Courts have repeatedly indicated that the use of nondisclosure agreements is the most important way to maintain the secrecy of confidential information.  Without nondisclosure agreements, it is increasingly likely that information considered to be extremely valuable to your business will be deemed by the courts to have no legal protection.  Non-disclosure agreements differ depending on the nature and scope of the disclosure and the value of the trade secret.
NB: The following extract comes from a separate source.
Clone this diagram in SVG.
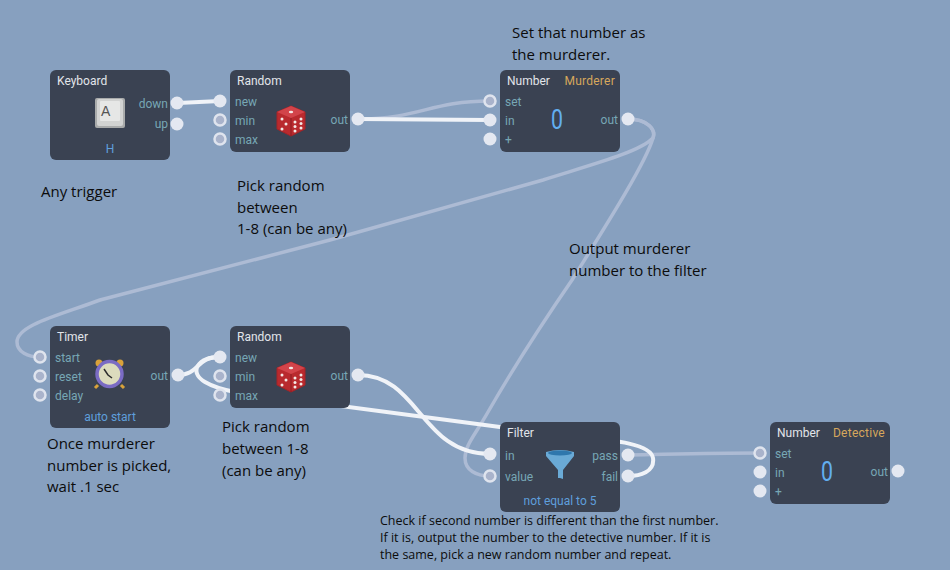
<svg xmlns="http://www.w3.org/2000/svg" width="950" height="570" viewBox="0 0 950 570">
<style>
.n{fill:#3a4252}
.w{fill:none;stroke:#f0f3f8;stroke-width:4;stroke-linecap:round}
.p{fill:none;stroke:#adbbd4;stroke-width:3.500;stroke-linecap:round}
.on{fill:#e4e8f1}
.off{fill:#a9b3cb;stroke:#dfe4ee;stroke-width:2.500}
.t,.l,.b,.o,.v{font-family:"Roboto","Inter","Liberation Sans",sans-serif;font-size:12px}
.t{fill:#e2e5ea}
.l{fill:#77a7b5}
.b{fill:#5f9fdc;text-anchor:middle}
.o{fill:#d6a75c;text-anchor:end;letter-spacing:.25px}
.v{font-size:27px;font-weight:400;fill:#62aef0}
.r{text-anchor:end}
.c{font-family:"Open Sans","Noto Sans","Liberation Sans",sans-serif;font-size:15px;fill:#0c0c0c}
.s{font-family:"Open Sans","Noto Sans","Liberation Sans",sans-serif;font-size:12.500px;fill:#0c0c0c}
</style>
<defs>
<g id="dice">
<path d="M0-14 14-8 14 9 0 16-14 9-14-8Z" fill="#b92a2e" stroke="#a62226" stroke-width="1" stroke-linejoin="round"/>
<path d="M0-14 14-8 0-2-14-8Z" fill="#d2444a"/>
<path d="M0-2V16" stroke="#8e1c22" stroke-width="1"/>
<g fill="#f4e9e6"><ellipse cx="0" cy="-8" rx="2.200" ry="1.200"/><circle cx="-9" cy="-1" r="1.500"/><circle cx="-5" cy="4" r="1.500"/><circle cx="-9" cy="9" r="1.500"/><circle cx="4" cy="2" r="1.500"/><circle cx="10" cy="-1" r="1.500"/><circle cx="4" cy="6.500" r="1.500"/><circle cx="10" cy="3.500" r="1.500"/><circle cx="4" cy="11" r="1.500"/><circle cx="10" cy="8" r="1.500"/></g>
</g>
</defs>
<rect width="950" height="570" fill="#87a0bf"/>
<g id="connectors">
<path class="p" d="M358 119C420 119 430 101 490 101"/>
<path class="p" d="M628 119C648 119 656 130 653 138C640 152 590 165 543 180L330 240L100 300C60 315 17 325 17 342C17 352 28 357 40 357"/>
<path class="p" d="M628 119C648 119 656 130 653 138C645 165 600 235 572 280C550 312 515 365 488 412C475 435 465 445 465 458C465 470 476 476 490 476"/>
<path class="p" d="M628 455C680 454 710 453 760 453"/>
<path class="w" d="M178 103L220 101"/>
<path class="w" d="M358 119L490 120"/>
<path class="w" d="M178 375C200 375 195 357 220 357"/>
<path class="w" d="M220 357C198 357 188 372 205 382C215 388 225 390 235 392L500 427C600 440 650 440 653 458C655 472 640 476 628 476"/>
<path class="w" d="M358 375C420 375 420 454 490 454"/>
</g>
<g id="keyboard">
<rect class="n" x="50" y="70" width="120" height="90" rx="6"/>
<text class="t" x="57" y="85">Keyboard</text>
<rect x="95" y="98" width="30" height="30" rx="2" fill="#a9abab"/>
<rect x="97" y="99" width="26" height="27" rx="2" fill="#d2d3d2"/>
<rect x="100" y="101" width="20" height="20" rx="1" fill="#e6e7e6"/>
<text x="101" y="116" font-family="Liberation Sans,sans-serif" font-size="14" fill="#555">A</text>
<text class="l r" x="168" y="108">down</text><text class="l r" x="168" y="128">up</text>
<text class="b" x="110" y="153">H</text>
<circle class="on" cx="177" cy="103" r="6.500"/><circle class="on" cx="177" cy="124" r="6.500"/>
</g>
<g id="random1">
<rect class="n" x="230" y="70" width="120" height="82" rx="6"/>
<text class="t" x="237" y="85">Random</text>
<text class="l" x="235" y="106">new</text><text class="l" x="235" y="125">min</text><text class="l" x="235" y="144">max</text>
<text class="l r" x="348" y="124">out</text>
<use href="#dice" x="291" y="120"/>
<circle class="on" cx="220" cy="101" r="6.500"/><circle class="off" cx="220" cy="120" r="5.500"/><circle class="off" cx="220" cy="139" r="5.500"/><circle class="on" cx="358" cy="119" r="6.500"/>
</g>
<g id="murderer">
<rect class="n" x="500" y="70" width="120" height="82" rx="6"/>
<text class="t" x="507" y="85">Number</text><text class="o" x="615" y="85">Murderer</text>
<text class="l" x="505" y="106">set</text><text class="l" x="505" y="125">in</text><text class="l" x="505" y="144">+</text>
<text class="v" x="551" y="129" textLength="12" lengthAdjust="spacingAndGlyphs">0</text>
<text class="l r" x="618" y="124">out</text>
<circle class="off" cx="490" cy="101" r="5.500"/><circle class="on" cx="490" cy="120" r="6.500"/><circle class="on" cx="490" cy="139" r="6.500"/><circle class="on" cx="628" cy="119" r="6.500"/>
</g>
<g id="timer">
<rect class="n" x="50" y="326" width="120" height="102" rx="6"/>
<text class="t" x="57" y="341">Timer</text>
<text class="l" x="55" y="362">start</text><text class="l" x="55" y="381">reset</text><text class="l" x="55" y="400">delay</text>
<text class="l r" x="168" y="380">out</text>
<text class="b" x="110" y="421">auto start</text>
<circle cx="99" cy="363" r="3.500" fill="#d9a23a"/><circle cx="120" cy="363" r="3.500" fill="#d9a23a"/>
<path d="M98 385l-3 3M121 385l3 3" stroke="#d9a23a" stroke-width="3"/>
<circle cx="109.500" cy="374" r="12.500" fill="#dcdbbd" stroke="#7a6bc4" stroke-width="3.500"/>
<path d="M104 369L108 375L112 378" fill="none" stroke="#2c2c2c" stroke-width="1.500"/>
<circle class="off" cx="40" cy="357" r="5.500"/><circle class="off" cx="40" cy="376" r="5.500"/><circle class="off" cx="40" cy="395" r="5.500"/><circle class="on" cx="178" cy="375" r="6.500"/>
</g>
<g id="random2">
<rect class="n" x="230" y="326" width="120" height="82" rx="6"/>
<text class="t" x="237" y="341">Random</text>
<text class="l" x="235" y="362">new</text><text class="l" x="235" y="381">min</text><text class="l" x="235" y="400">max</text>
<text class="l r" x="348" y="380">out</text>
<use href="#dice" x="291" y="376"/>
<circle class="on" cx="220" cy="357" r="6.500"/><circle class="off" cx="220" cy="376" r="5.500"/><circle class="off" cx="220" cy="395" r="5.500"/><circle class="on" cx="358" cy="375" r="6.500"/>
</g>
<g id="filter">
<rect class="n" x="500" y="422" width="120" height="90" rx="6"/>
<text class="t" x="507" y="437">Filter</text>
<text class="l" x="505" y="460">in</text><text class="l" x="505" y="481">value</text>
<text class="l r" x="618" y="460">pass</text><text class="l r" x="618" y="481">fail</text>
<text class="b" x="560" y="505">not equal to 5</text>
<path d="M546 452Q560 448 574 452L574 456L563 470V479L560 478L558 478V470L546 456Z" fill="#6aaad6"/>
<ellipse cx="560" cy="453" rx="12" ry="2.500" fill="#2f77ad"/>
<circle class="on" cx="490" cy="454" r="6.500"/><circle class="off" cx="490" cy="476" r="5.500"/><circle class="on" cx="628" cy="455" r="6.500"/><circle class="on" cx="628" cy="476" r="6.500"/>
</g>
<g id="detective">
<rect class="n" x="770" y="422" width="120" height="82" rx="6"/>
<text class="t" x="777" y="437">Number</text><text class="o" x="885" y="437">Detective</text>
<text class="l" x="775" y="458">set</text><text class="l" x="775" y="477">in</text><text class="l" x="775" y="496">+</text>
<text class="v" x="821" y="481" textLength="12" lengthAdjust="spacingAndGlyphs">0</text>
<text class="l r" x="888" y="476">out</text>
<circle class="off" cx="760" cy="453" r="5.500"/><circle class="on" cx="760" cy="472" r="6.500"/><circle class="on" cx="760" cy="491" r="6.500"/><circle class="on" cx="898" cy="471" r="6.500"/>
</g>
<g id="annotations">
<text class="c" x="512" y="38">Set that number as</text><text class="c" x="512" y="60">the murderer.</text>
<text class="c" x="41" y="197">Any trigger</text>
<text class="c" x="237" y="191">Pick random</text><text class="c" x="237" y="213">between</text><text class="c" x="237" y="234">1-8 (can be any)</text>
<text class="c" x="569" y="254">Output murderer</text><text class="c" x="569" y="276">number to the filter</text>
<text class="c" x="47" y="449">Once murderer</text><text class="c" x="47" y="471">number is picked,</text><text class="c" x="47" y="492">wait .1 sec</text>
<text class="c" x="222" y="432">Pick random</text><text class="c" x="222" y="454">between 1-8</text><text class="c" x="222" y="476">(can be any)</text>
<text class="s" x="380" y="525">Check if second number is different than the first number.</text>
<text class="s" x="380" y="542">If it is, output the number to the detective number. If it is</text>
<text class="s" x="380" y="559">the same, pick a new random number and repeat.</text>
</g>
</svg>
However, all non-disclosure agreements should include a good description of the trade secret, permissible uses of the trade secret material, a duty of confidentiality, a remedy for non-compliance with the agreement (including injunctive relief), and the term of the agreement, which be “forever.”

Commercialization Implications

Because a technology or invention, including product, process and software, is a “trade secret, that doesn’t mean that it cannot be used to generate new revenues or profits through commercialization on the outside.  Of course, all of the above protection measures must be followed to avoid losing the trade secret status.

Based on my experience and that of others, trade secrets in the form of technical and/or business know-how have formed the basis of many licensing deals.  There is no “silver bullet” as to the proverbial how to ensure no loss of secrecy, but one important action is to try to lock in the licensee into the protection scheme.  The best way is money by having the licensee either make an up-front payment or at least committing to make payments over time.  In essence, if the licensee has to pay for use of the know-how, it is unlikely to release this knowledge into the public domain for free.

Further, as alluded to above in the patent section, inclusion of know-how into a technology and/or copyright deal is a strengthening factor.  The know-how can help a licensee get the technology or invention into the market quicker than working only from a “bare” patent or copyright…thereby generating sales quicker for the licensee and payments for the licensor.  And, as noted earlier, inclusion of the know-how helps the licensor secure a higher royalty.

A company often provides this know-how as part of a technology transfer to the licensee.  Importantly, this requires the cooperation and participation of the activity that created the know-how.  Based on both my personal experience and that of many companies with successful technology licensing programs, the best means to secure this participation is MONEY…i.e., developing a reward system for the activity that will do the technology transfer in the form of sharing earned royalties.

Conclusion

Referring back to my introduction, I said that this paper is intended to be an IP protection and commercialization “101” monograph.  If I have met my objective, it should have provided new licensing executives and attorneys with considerations and tactics related to helping them progress their technology transfer program and even reminded experienced licensing executives of technology commercialization considerations and opportunities.